Why are you then, in your original JOIN, also bringing over all this other (potentially voluminous) information (such as User.profileurl, User.homepage etc.) if all you need is the user name? Remember, for User columns, you are transferring on average 50 copies of each bit of information. Have you considered drastically trimming down the columns you are SELECTing from in the JOIN (both from the User as well as the Item tables?)

I'm asking stackoverflow because benchmarks aren't telling me too much. Both queries finish very quickly. Regardless, I'm wondering if removing the join would lighten load on the database to any significant degree.

In a first phase, removing columns you do not intend to use can reduce load, as less data has to be encoded, transferred (from server to client application) then decoded.
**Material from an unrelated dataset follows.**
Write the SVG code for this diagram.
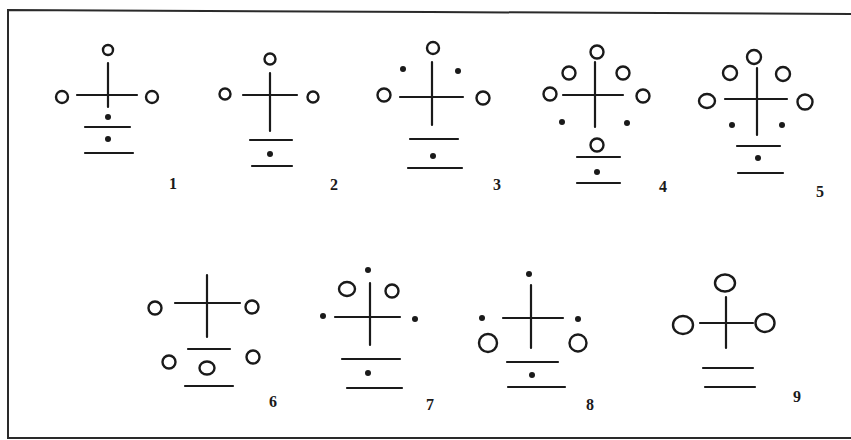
<svg xmlns="http://www.w3.org/2000/svg" width="851" height="440" viewBox="0 0 851 440">
<style>
.ln{stroke:#1a1a1a;stroke-width:2.2;stroke-linecap:round;fill:none}
.c{stroke:#1a1a1a;stroke-width:2.4;fill:none}
.d{fill:#1a1a1a}
.lb{font-family:"Liberation Serif",serif;font-weight:bold;font-size:16px;fill:#1a1a1a;text-anchor:middle}
.fr{stroke:#2a2a2a;stroke-width:2;fill:none}
</style>
<rect width="851" height="440" fill="#fff"/>
<path class="fr" d="M851,14 L430,12 L8,10 L8,438 L851,438"/>

<g id="fig1">
<circle class="c" cx="108" cy="50" r="5"/>
<circle class="c" cx="62" cy="97" r="6"/>
<circle class="c" cx="152" cy="97" r="6"/>
<path class="ln" d="M108,63 V107 M77,95 H137 M85,127 H130 M85,153 H133"/>
<circle class="d" cx="108" cy="117" r="3"/>
<circle class="d" cx="108" cy="139" r="3"/>
<text class="lb" x="173" y="189">1</text>
</g>

<g id="fig2">
<circle class="c" cx="270" cy="59" r="5.5"/>
<circle class="c" cx="225" cy="94" r="5.5"/>
<circle class="c" cx="313" cy="97" r="5.5"/>
<path class="ln" d="M270,73 V131 M243,95 H297 M250,140 H292 M252,166 H292"/>
<circle class="d" cx="270" cy="154" r="3"/>
<text class="lb" x="334" y="190">2</text>
</g>

<g id="fig3">
<circle class="c" cx="433" cy="48" r="6"/>
<circle class="c" cx="384" cy="95" r="6.5"/>
<circle class="c" cx="483" cy="98" r="6.5"/>
<path class="ln" d="M432,62 V125 M400,97 H463 M410,139 H458 M408,168 H462"/>
<circle class="d" cx="403" cy="69" r="3"/>
<circle class="d" cx="458" cy="71" r="3"/>
<circle class="d" cx="433" cy="156" r="3"/>
<text class="lb" x="497" y="190">3</text>
</g>

<g id="fig4">
<circle class="c" cx="597" cy="52" r="6.5"/>
<circle class="c" cx="569" cy="73" r="6.5"/>
<circle class="c" cx="623" cy="73" r="6.5"/>
<circle class="c" cx="550" cy="94" r="6.5"/>
<circle class="c" cx="643" cy="96" r="6.5"/>
<circle class="c" cx="597" cy="145" r="6.5"/>
<path class="ln" d="M595,62 V127 M563,95 H623 M577,157 H620 M577,183 H620"/>
<circle class="d" cx="562" cy="122" r="3"/>
<circle class="d" cx="627" cy="123" r="3"/>
<circle class="d" cx="597" cy="172" r="3"/>
<text class="lb" x="663" y="192">4</text>
</g>

<g id="fig5">
<circle class="c" cx="754" cy="57" r="7"/>
<circle class="c" cx="730" cy="73" r="7"/>
<circle class="c" cx="783" cy="74" r="7"/>
<ellipse class="c" cx="707" cy="101" rx="8" ry="7"/>
<ellipse class="c" cx="805" cy="102" rx="7.5" ry="7.5"/>
<path class="ln" d="M757,68 V135 M725,99 H787 M737,146 H780 M738,173 H783"/>
<circle class="d" cx="732" cy="125" r="3"/>
<circle class="d" cx="782" cy="125" r="3"/>
<circle class="d" cx="758" cy="158" r="3"/>
<text class="lb" x="820" y="197">5</text>
</g>

<g id="fig6">
<circle class="c" cx="155" cy="308" r="6.5"/>
<circle class="c" cx="252" cy="307" r="6.5"/>
<circle class="c" cx="169" cy="362" r="6.5"/>
<ellipse class="c" cx="207" cy="368" rx="7.5" ry="6.5"/>
<circle class="c" cx="253" cy="357" r="6.5"/>
<path class="ln" d="M207,275 V337 M175,303 H240 M188,349 H230 M185,386 H233"/>
<text class="lb" x="273" y="407">6</text>
</g>

<g id="fig7">
<ellipse class="c" cx="347" cy="289" rx="8" ry="7"/>
<circle class="c" cx="392" cy="291" r="6.5"/>
<path class="ln" d="M370,283 V345 M335,317 H400 M342,359 H400 M347,388 H402"/>
<circle class="d" cx="368" cy="270" r="3"/>
<circle class="d" cx="323" cy="316" r="3"/>
<circle class="d" cx="415" cy="319" r="3"/>
<circle class="d" cx="368" cy="373" r="3"/>
<text class="lb" x="430" y="410">7</text>
</g>

<g id="fig8">
<circle class="c" cx="488" cy="343" r="9"/>
<circle class="c" cx="578" cy="343" r="8.5"/>
<path class="ln" d="M531,285 V348 M503,318 H563 M507,362 H558 M508,387 H565"/>
<circle class="d" cx="529" cy="274" r="3"/>
<circle class="d" cx="482" cy="318" r="3"/>
<circle class="d" cx="578" cy="319" r="3"/>
<circle class="d" cx="532" cy="375" r="3"/>
<text class="lb" x="590" y="410">8</text>
</g>

<g id="fig9">
<ellipse class="c" cx="725" cy="283" rx="10" ry="8.5"/>
<ellipse class="c" cx="683" cy="325" rx="10" ry="9"/>
<ellipse class="c" cx="765" cy="323" rx="9.5" ry="9"/>
<path class="ln" d="M726,297 V348 M700,323 H753 M703,368 H753 M705,387 H755"/>
<text class="lb" x="797" y="402">9</text>
</g>
</svg>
In a second phase, let me start with a question of my own: do you really need all million rows in one shot? If you do not, e.g. if you are user-interface driven and you paginate them (using OFFSET ... LIMIT ...), then you will not necessarily care about the 50x User information duplication (unless the LIMIT gets into the tens of thousands.) Otherwise, you may want to measure the advantage of eliminating the 50x duplication by first SELECTing only User.id and User.username into application memory (20k pairs, into a hash-table/map), then SELECTing only Item rows (1M iterations) everytime resolving, at the application level, Item.user_id against the hash-table/map.

Of course, always use EXPLAIN to ensure that the proper indices exist and are being used when an index should be used, and run ANALYZE TABLE after any of your tables grow from under a few hundred rows to thousands or millions.

Cheers, V.

vladr
You are correct about there being extra user info. I didn't realize that was such a big deal, but it makes sense in retrospect. I'll start with trimming that down.
makeee